What Is a Platform Product Manager? Role, Challenges & Unique Skills Required
A Platform Product Manager is a product manager whose primary customer is not an end user but rather other engineering teams, product teams, or developers — internal or external — who build products and features on top of the platform. Rather than defining features that end users experience directly, a Platform PM defines the capabilities, APIs, tools, and infrastructure that enable other builders to create value.
Platform product management is one of the most technically demanding and strategically complex specializations in the field, because it requires serving a technical customer base whose needs are complex, whose feedback can be highly specific, and whose satisfaction depends not on the feature’s user experience but on its reliability, extensibility, and developer ergonomics.
What a Platform PM Manages
Platform products span a wide range of infrastructure layers:
Internal developer platforms: Build systems, deployment infrastructure, monitoring tools, testing frameworks, and internal APIs that the company’s own engineering teams use to build and ship products more efficiently.
Data platforms: Data pipelines, warehousing systems, analytics infrastructure, and ML platforms that enable product teams and analysts to access, process, and act on data.
API platforms: External APIs that third-party developers build products and integrations on top of.
Integration platforms: Systems that enable the company’s product to connect with external tools and services.
Core services: Authentication systems, payment processing, notification infrastructure, and other shared services that multiple product teams depend on.

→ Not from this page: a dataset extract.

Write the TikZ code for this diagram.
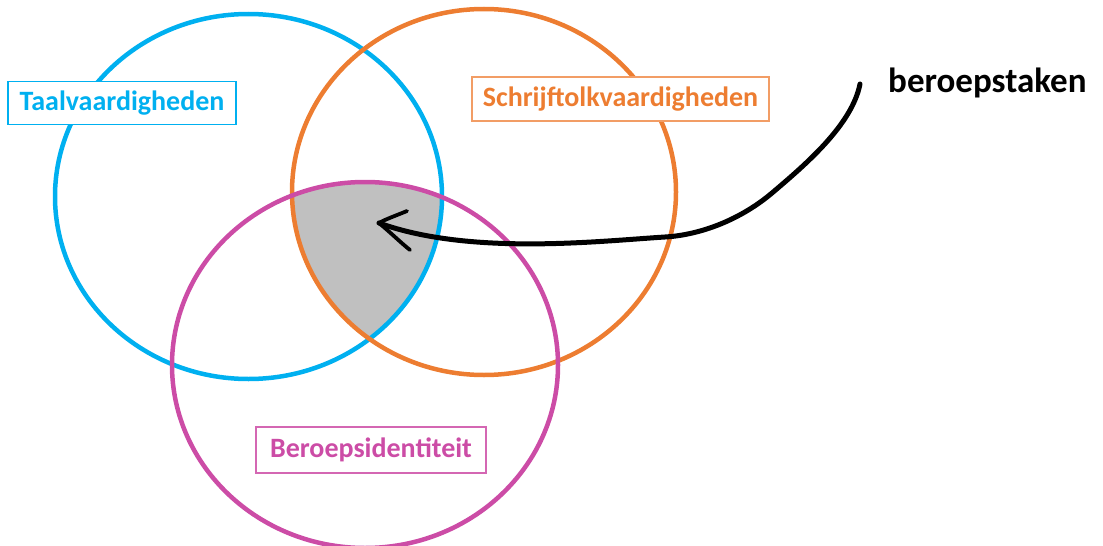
\documentclass[tikz,border=0pt]{standalone}
\usepackage{fontspec}
\setmainfont{Carlito}
\definecolor{cblue}{RGB}{0,176,240}
\definecolor{corange}{RGB}{237,125,49}
\definecolor{cpink}{RGB}{204,76,166}
\definecolor{cgray}{RGB}{192,192,192}
\begin{document}
\begin{tikzpicture}[x=1pt,y=-1pt,
  ring/.style={line width=4.5pt},
  lbl/.style={draw, fill=white, line width=1.3pt, inner sep=0pt, font=\fontsize{28}{32}\selectfont\bfseries},
]
\useasboundingbox (0,0) rectangle (1103,546);
% intersection of all three
\begin{scope}
  \clip (248.5,196.5) ellipse [x radius=193.5pt, y radius=182.5pt];
  \clip (484,192) ellipse [x radius=192pt, y radius=183pt];
  \fill[cgray] (365,365) ellipse [x radius=193pt, y radius=183pt];
\end{scope}
% circles
\draw[ring, cblue] (248.5,196.5) ellipse [x radius=193.5pt, y radius=182.5pt];
\draw[ring, corange] (484,192) ellipse [x radius=192pt, y radius=183pt];
\draw[ring, cpink] (365,365) ellipse [x radius=193pt, y radius=183pt];
% labels
\node[lbl, text=cblue, draw=cblue, minimum width=228pt, minimum height=43pt] (taal) at (122,103) {Taalvaardigheden};
\node[lbl, text=corange, draw=corange!75, minimum width=297pt, minimum height=44pt] (schrijf) at (620.5,99) {Schrijftolkvaardigheden};
\node[lbl, text=cpink, draw=cpink!85, minimum width=230pt, minimum height=46pt] (beroeps) at (371,450) {Beroepsidentiteit};
\node[anchor=base west, inner sep=0pt, font=\fontsize{35}{39}\selectfont\bfseries] (bt) at (888,92) {beroepstaken};
% arrow
\coordinate (start) at (860,84);
\coordinate (tip) at (379,223);
\draw[line width=5pt, line cap=round, line join=round] (start) .. controls (852,125) and (805,165) .. (772,193) .. controls (740,220) and (700,235) .. (665,237) .. controls (600,241) and (470,256) .. (tip);
\draw[line width=3.8pt, line cap=round, line join=round] (407,211) .. controls (395,216) and (386,219) .. (tip) .. controls (390,232) and (400,242) .. (410,250);
\end{tikzpicture}
\end{document}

How Platform PM Differs from Consumer or B2B PM
| Platform PM | Consumer/B2B PM | |
|---|---|---|
| Primary customer | Engineers and builders | End users and buyers |
| Value creation | Enabling others to build | Directly serving user needs |
| Success metrics | Platform adoption, developer productivity, reliability | User engagement, retention, revenue |
| Product language | APIs, SDKs, reliability, throughput | Features, UX, user flows |
| Time horizon | Longer (platform stability matters) | Variable |
Unique Challenges of Platform Product Management
The Ecosystem Dependency Problem
When many other teams depend on your platform, every change has potential downstream effects. A platform API change can break dozens of systems simultaneously. Platform PMs must manage these dependencies meticulously — coordinating changes carefully, providing adequate deprecation notice, and maintaining backward compatibility.
Articulating Value to Non-Technical Stakeholders
Platform products create value indirectly — by enabling other products to be built faster, more reliably, or with more capabilities. Communicating this value to executives who want to know “what does this platform do for users?” requires translating developer productivity and capability gains into business terms: “This platform reduces our new feature development time by 40%, enabling us to ship twice as many user-facing improvements per quarter.”
Balancing Generality and Specificity
Platforms face a constant tension: making the platform general enough to serve many use cases vs. making it specific enough to serve any use case particularly well. Over-generalizing produces platforms that are technically flexible but practically difficult to use. Over-specializing produces platforms that serve one team well but create divergent solutions for others.
Developer Experience as Product Quality
For platform products, developer experience (DX) is the equivalent of user experience. How easy is the API to understand? How clear is the documentation? How predictable is the system’s behavior? How quickly can a new team get productive with the platform? Platform PMs must develop the same UX sensibility for developer workflows that consumer PMs have for end-user experiences.
Key Takeaways
Platform product management requires the full product management skill set plus deep technical fluency, strong systems thinking, and the ability to create value through organizational leverage rather than direct user impact. Platform PMs who develop these capabilities build the foundational infrastructure that enables entire product organizations to move faster, ship better products, and build more coherent technical systems — creating compounding organizational value that extends far beyond what any single consumer-facing feature could achieve.